* START Recorded data *

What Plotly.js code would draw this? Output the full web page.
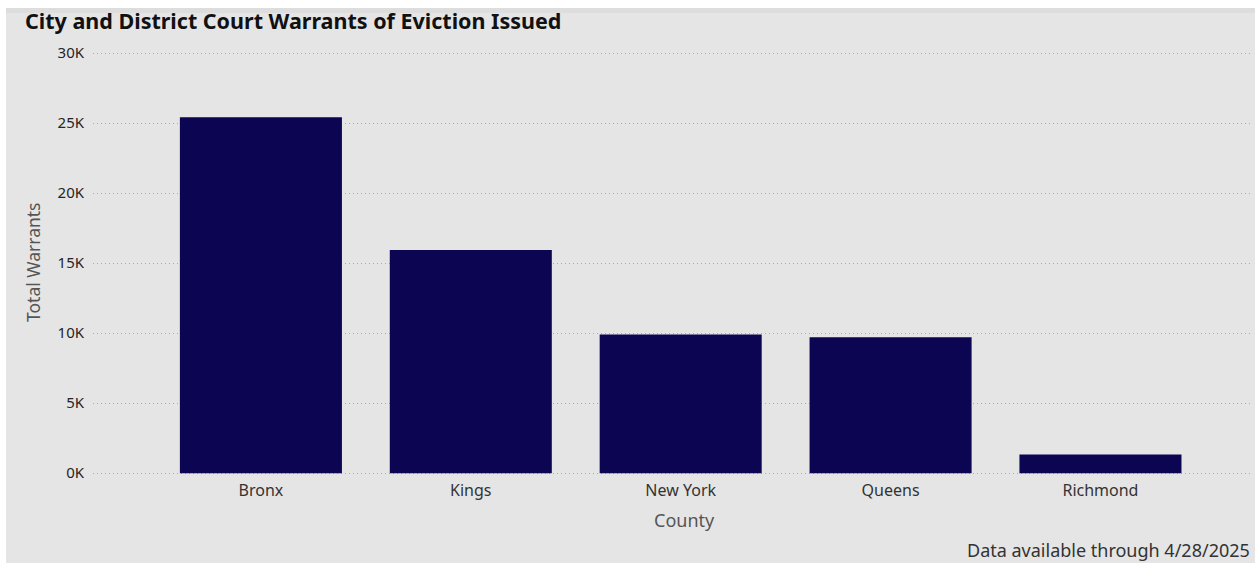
<!DOCTYPE html>
<html>
<head>
<meta charset="utf-8">
<script src="https://cdn.plot.ly/plotly-3.0.1.min.js"></script>
<style>
  html, body { margin: 0; padding: 0; background: #ffffff; width: 1255px; height: 563px; overflow: hidden; }
  #chart { width: 1255px; height: 563px; }
</style>
</head>
<body>
<div id="chart"></div>
<script>
// ---- data ----
const counties = ["Bronx", "Kings", "New York", "Queens", "Richmond"];
const totalWarrants = [25430, 15950, 9900, 9710, 1340];
const yTickValues = [0, 5000, 10000, 15000, 20000, 25000, 30000];
const yTickLabels = ["0K", "5K", "10K", "15K", "20K", "25K", "30K"];
const chartTitle = "City and District Court Warrants of Eviction Issued";
const xTitle = "County";
const yTitle = "Total Warrants";
const footnote = "Data available through 4/28/2025";

// ---- layout geometry (page pixels) ----
const W = 1255, H = 563;
const M = { l: 93, r: 3, t: 50, b: 87 };
const pw = W - M.l - M.r, ph = H - M.t - M.b;
const px = x => (x - M.l) / pw;          // page pixel -> paper x
const py = y => (H - M.b - y) / ph;      // page pixel -> paper y

const font = "'Noto Sans', 'Open Sans', 'DejaVu Sans', sans-serif";

const trace = {
  type: "bar",
  x: counties,
  y: totalWarrants,
  marker: { color: "#0c0552", line: { width: 0 } },
  hoverinfo: "x+y"
};

const layout = {
  width: W, height: H,
  margin: M,
  paper_bgcolor: "#ffffff",
  plot_bgcolor: "rgba(0,0,0,0)",
  showlegend: false,
  bargap: 0.228,
  font: { family: font, color: "#333333" },
  xaxis: {
    type: "category",
    range: [-0.800, 4.722],
    showgrid: false, zeroline: false, showline: false,
    ticks: "", ticklabelstandoff: 3,
    tickfont: { family: font, size: 16, color: "#333333" },
    fixedrange: true
  },
  yaxis: {
    range: [-200, 30228],
    tickvals: yTickValues,
    ticktext: yTickLabels,
    showgrid: true, gridcolor: "#a9a9a9", gridwidth: 1, griddash: "1px,3px",
    zeroline: false, showline: false,
    ticks: "", ticklabelstandoff: 8,
    tickfont: { family: font, size: 15, color: "#252525" },
    fixedrange: true
  },
  shapes: [
    { type: "rect", xref: "paper", yref: "paper",
      x0: px(6), x1: px(W), y0: py(8), y1: py(H),
      fillcolor: "#e5e5e5", line: { width: 0 }, layer: "below" },
    { type: "rect", xref: "paper", yref: "paper",
      x0: px(6), x1: px(W), y0: py(8), y1: py(13),
      fillcolor: "#dddddd", line: { width: 0 }, layer: "below" }
  ],
  annotations: [
    { text: "<b>" + chartTitle + "</b>", xref: "paper", yref: "paper",
      x: px(23), y: py(20), xanchor: "left", yanchor: "middle", showarrow: false,
      font: { family: font, size: 21.5, color: "#111111" } },
    { text: yTitle, xref: "paper", yref: "paper", textangle: -90,
      x: px(33), y: py(263), xanchor: "center", yanchor: "middle", showarrow: false,
      font: { family: font, size: 17.5, color: "#555555" } },
    { text: xTitle, xref: "paper", yref: "paper",
      x: px(684), y: py(520), xanchor: "center", yanchor: "middle", showarrow: false,
      font: { family: font, size: 18, color: "#555555" } },
    { text: footnote, xref: "paper", yref: "paper",
      x: px(1252), y: py(550), xanchor: "right", yanchor: "middle", showarrow: false,
      font: { family: font, size: 18, color: "#333333" } }
  ]
};

Plotly.newPlot("chart", [trace], layout, { displayModeBar: false, staticPlot: true });
</script>
</body>
</html>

* END Recorded data *

Exercise requirements — Transcribe the full listing character for character. Pictures are excluded.

Final result —
What Plotly.js code would draw this? Output the full web page.
<!DOCTYPE html>
<html>
<head>
<meta charset="utf-8">
<script src="https://cdn.plot.ly/plotly-3.0.1.min.js"></script>
<style>
  html, body { margin: 0; padding: 0; background: #ffffff; width: 1255px; height: 563px; overflow: hidden; }
  #chart { width: 1255px; height: 563px; }
</style>
</head>
<body>
<div id="chart"></div>
<script>
// ---- data ----
const counties = ["Bronx", "Kings", "New York", "Queens", "Richmond"];
const totalWarrants = [25430, 15950, 9900, 9710, 1340];
const yTickValues = [0, 5000, 10000, 15000, 20000, 25000, 30000];
const yTickLabels = ["0K", "5K", "10K", "15K", "20K", "25K", "30K"];
const chartTitle = "City and District Court Warrants of Eviction Issued";
const xTitle = "County";
const yTitle = "Total Warrants";
const footnote = "Data available through 4/28/2025";

// ---- layout geometry (page pixels) ----
const W = 1255, H = 563;
const M = { l: 93, r: 3, t: 50, b: 87 };
const pw = W - M.l - M.r, ph = H - M.t - M.b;
const px = x => (x - M.l) / pw;          // page pixel -> paper x
const py = y => (H - M.b - y) / ph;      // page pixel -> paper y

const font = "'Noto Sans', 'Open Sans', 'DejaVu Sans', sans-serif";

const trace = {
  type: "bar",
  x: counties,
  y: totalWarrants,
  marker: { color: "#0c0552", line: { width: 0 } },
  hoverinfo: "x+y"
};

const layout = {
  width: W, height: H,
  margin: M,
  paper_bgcolor: "#ffffff",
  plot_bgcolor: "rgba(0,0,0,0)",
  showlegend: false,
  bargap: 0.228,
  font: { family: font, color: "#333333" },
  xaxis: {
    type: "category",
    range: [-0.800, 4.722],
    showgrid: false, zeroline: false, showline: false,
    ticks: "", ticklabelstandoff: 3,
    tickfont: { family: font, size: 16, color: "#333333" },
    fixedrange: true
  },
  yaxis: {
    range: [-200, 30228],
    tickvals: yTickValues,
    ticktext: yTickLabels,
    showgrid: true, gridcolor: "#a9a9a9", gridwidth: 1, griddash: "1px,3px",
    zeroline: false, showline: false,
    ticks: "", ticklabelstandoff: 8,
    tickfont: { family: font, size: 15, color: "#252525" },
    fixedrange: true
  },
  shapes: [
    { type: "rect", xref: "paper", yref: "paper",
      x0: px(6), x1: px(W), y0: py(8), y1: py(H),
      fillcolor: "#e5e5e5", line: { width: 0 }, layer: "below" },
    { type: "rect", xref: "paper", yref: "paper",
      x0: px(6), x1: px(W), y0: py(8), y1: py(13),
      fillcolor: "#dddddd", line: { width: 0 }, layer: "below" }
  ],
  annotations: [
    { text: "<b>" + chartTitle + "</b>", xref: "paper", yref: "paper",
      x: px(23), y: py(20), xanchor: "left", yanchor: "middle", showarrow: false,
      font: { family: font, size: 21.5, color: "#111111" } },
    { text: yTitle, xref: "paper", yref: "paper", textangle: -90,
      x: px(33), y: py(263), xanchor: "center", yanchor: "middle", showarrow: false,
      font: { family: font, size: 17.5, color: "#555555" } },
    { text: xTitle, xref: "paper", yref: "paper",
      x: px(684), y: py(520), xanchor: "center", yanchor: "middle", showarrow: false,
      font: { family: font, size: 18, color: "#555555" } },
    { text: footnote, xref: "paper", yref: "paper",
      x: px(1252), y: py(550), xanchor: "right", yanchor: "middle", showarrow: false,
      font: { family: font, size: 18, color: "#333333" } }
  ]
};

Plotly.newPlot("chart", [trace], layout, { displayModeBar: false, staticPlot: true });
</script>
</body>
</html>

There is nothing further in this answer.